Rachel sat in her chair, turning Saul’s ear inside out, examining the pink.

“What you really know is these snotty, temperamental fine jewelry people.” She sighed. “Do we think there’s a chance that our friend in France caught on to the fact that we dodged his minimum?”

“It’s possible.”

Actually, it was definite. To create a custom part from Claude Bouissou required a minimum order of 400 units. Otherwise it wasn’t worth it for him. But, successful as Rachel was, she couldn’t afford to take that bet. So she got around the minimum by placing a large order (about 150) of “samples” with the understanding that she would come back for more. But she never did.

“And do we further think that Claude Bouissou is not prioritizing Rachel Simone because of this?”

Sometimes Kezia felt that Rachel got into this business only to fulfill her lifelong dream of referring to herself in the third person.

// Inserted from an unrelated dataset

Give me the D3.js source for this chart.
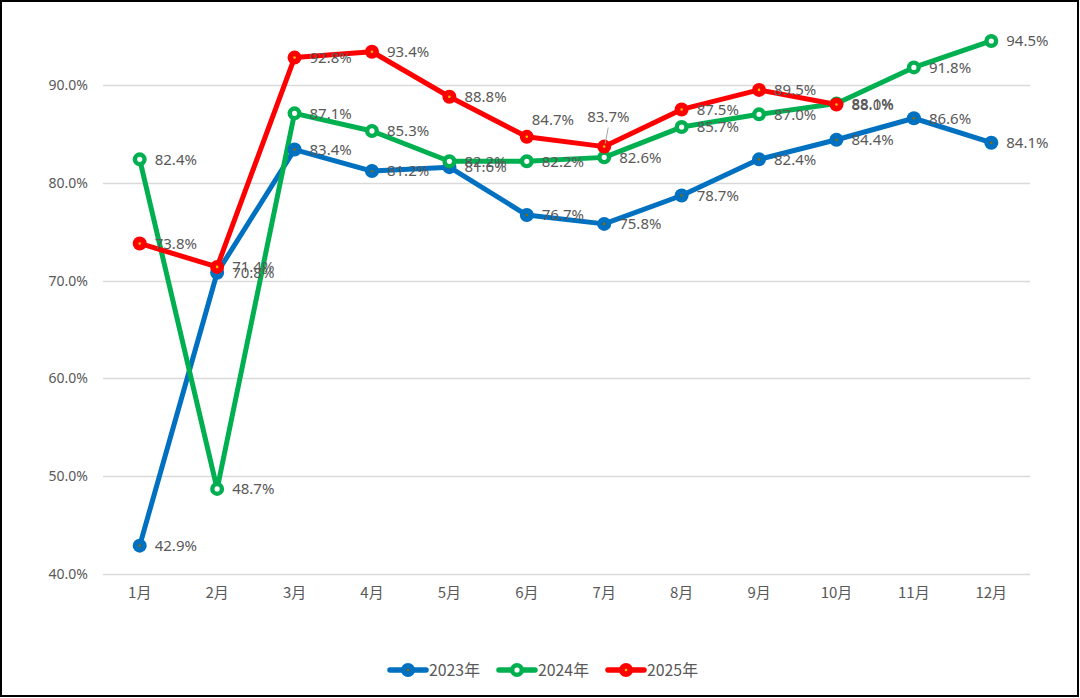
<!DOCTYPE html>
<html><head><meta charset="utf-8">
<script src="https://cdn.jsdelivr.net/npm/d3@7"></script>
<style>
html,body{margin:0;padding:0;background:#fff;}
svg{display:block;}
</style></head>
<body>
<svg id="c" width="1080" height="698"></svg>
<script>
const months = ["1月","2月","3月","4月","5月","6月","7月","8月","9月","10月","11月","12月"];
const yTicks = [0.4,0.5,0.6,0.7,0.8,0.9];
const seriesNames = ["2023年","2024年","2025年"];
const v2023 = [42.9,70.8,83.4,81.2,81.6,76.7,75.8,78.7,82.4,84.4,86.6,84.1];
const v2024 = [82.4,48.7,87.1,85.3,82.2,82.2,82.6,85.7,87.0,88.1,91.8,94.5];
const v2025 = [73.8,71.4,92.8,93.4,88.8,84.7,83.7,87.5,89.5,88.0];
const colors = ["#0070C0","#00B050","#FF0000"];
const centerDots = ["#8a6a00","#ffffff","#f5c000"];

const svg = d3.select("#c");
const x = d3.scaleBand().domain(months).range([101,1030]);
const y = d3.scaleLinear().domain([0.4,0.9]).range([574,85]);
const cx = m => x(m) + x.bandwidth()/2;

// frame
svg.append("rect").attr("x",1).attr("y",1).attr("width",1077).attr("height",695)
  .attr("fill","#fff").attr("stroke","#000").attr("stroke-width",2);

// gridlines
svg.append("g").selectAll("line").data(yTicks).join("line")
  .attr("x1",103).attr("x2",1030).attr("y1",d=>Math.round(y(d))+0.5).attr("y2",d=>Math.round(y(d))+0.5)
  .attr("stroke","#d9d9d9").attr("stroke-width",1.3);

// y axis labels
const yAxis = d3.axisLeft(y).tickValues(yTicks).tickFormat(d3.format(".1%")).tickSize(0).tickPadding(0);
const ya = svg.append("g").attr("transform","translate(88,0)").call(yAxis);
ya.select(".domain").remove();
ya.selectAll("text").attr("fill","#595959").style("font-family","'Noto Sans', sans-serif").style("font-size","14px");

// x axis labels
const xAxis = d3.axisBottom(x).tickSize(0).tickPadding(0);
const xa = svg.append("g").attr("transform","translate(0,587)").call(xAxis);
xa.select(".domain").remove();
xa.selectAll("text").attr("fill","#595959").style("font-family","'Noto Sans CJK SC', sans-serif").style("font-size","15px");

const series = [v2023, v2024, v2025].map((vals,i)=>({name:seriesNames[i], color:colors[i], dot:centerDots[i],
  pts: vals.map((v,j)=>({m:months[j], v:v/100}))}));

const line = d3.line().x(d=>cx(d.m)).y(d=>y(d.v));

// lines
series.forEach(s=>{
  svg.append("path").datum(s.pts).attr("d",line).attr("fill","none")
    .attr("stroke",s.color).attr("stroke-width",5).attr("stroke-linejoin","round");
});

// markers
function marker(g, s, px, py){
  if (s.dot === "#ffffff"){
    g.append("circle").attr("cx",px).attr("cy",py).attr("r",4.8).attr("fill","#fff")
      .attr("stroke",s.color).attr("stroke-width",4.4);
  } else {
    g.append("circle").attr("cx",px).attr("cy",py).attr("r",7).attr("fill",s.color);
    g.append("circle").attr("cx",px).attr("cy",py).attr("r",1.3).attr("fill",s.dot);
  }
}
series.forEach(s=>{
  const g = svg.append("g");
  s.pts.forEach(p=>marker(g, s, cx(p.m), y(p.v)));
});

// data labels
const fmt = d3.format(".1%");
series.forEach((s,si)=>{
  const g = svg.append("g");
  s.pts.forEach((p,j)=>{
    let px = cx(p.m), py = y(p.v);
    let lx = px + 15, ly = py;
    if (si===2 && j===5){ lx = px + 5; ly = py - 17; }
    if (si===2 && j===6){
      lx = px - 17; ly = py - 30;
      g.append("line").attr("x1",px+4).attr("y1",py-19).attr("x2",px+1).attr("y2",py-3)
        .attr("stroke","#a6a6a6").attr("stroke-width",1);
    }
    g.append("text").attr("x",lx).attr("y",ly).attr("dy","0.35em")
      .attr("fill","#595959").style("font-family","'Noto Sans', sans-serif").style("font-size","15px")
      .text(fmt(p.v));
  });
});

// legend
const legendX = [388, 497, 606];
const lg = svg.append("g");
series.forEach((s,i)=>{
  const lx = legendX[i], ly = 670;
  lg.append("line").attr("x1",lx+2).attr("x2",lx+38).attr("y1",ly).attr("y2",ly)
    .attr("stroke",s.color).attr("stroke-width",5.5).attr("stroke-linecap","round");
  marker(lg, s, lx+20, ly);
  lg.append("text").attr("x",lx+41).attr("y",ly).attr("dy","0.35em")
    .attr("fill","#595959").style("font-family","'Noto Sans CJK SC', sans-serif").style("font-size","16px")
    .attr("textLength",51).attr("lengthAdjust","spacingAndGlyphs")
    .text(s.name);
});
</script>
</body></html>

“Fuck Claude Bouissou.” Rachel leaned over her computer, furiously clicking the mouse. “Fuck the fish face I have to make just to pronounce his name. Who are our other vendors here?”

“Here, in America?”

“Yes, here.”

Kezia couldn’t think of a single domestic cloisonné manufacturer.

“Maybe we should lose the enamel and go with something simple instead.” She shrugged. “I can get barrel-screw clasps quickly.”

“Too fourth-grade.”

“Spring rings?”

“Too nautical.”

“Lobster claws?”

“Too fishy.”

“Round toggles?”

“Derivative.”

“Belt hooks?”

“Does it look like I’m running a Claire’s to you?”

Saul and Rachel growled at her in unison.

“Rachel, no one in this city and no one on this continent specializes in cloisonné and if they do, they’re all going to be too slow or they’re not going to want to . . .”

“To what?”

“I think they want to know their work is going to end up on a diamond choker. Trust me, I used to work with these people.”

“Good for you.” Rachel tapped her nails against her desk. “Then you should know exactly who to call. This is a nightmare. I have to be in Tokyo in two days.”

A bead of sweat inched down the back of Kezia’s leg, picking up speed at the knee. Cold day in Calcutta, cold day in Calcutta. Saul put his chin on a pile of freshly photocopied papers.

“Would you just look at him?”

Saul’s tongue protruded from the side of his mouth like a dangling earring.

“He has a face for radio.”

“You have no soul.”

Kezia pointed her thumb at the door. “I’m gonna go now.”

“Fuck Tokyo. Fuck France, too.”

“I’ll try my best to fuck all these places.”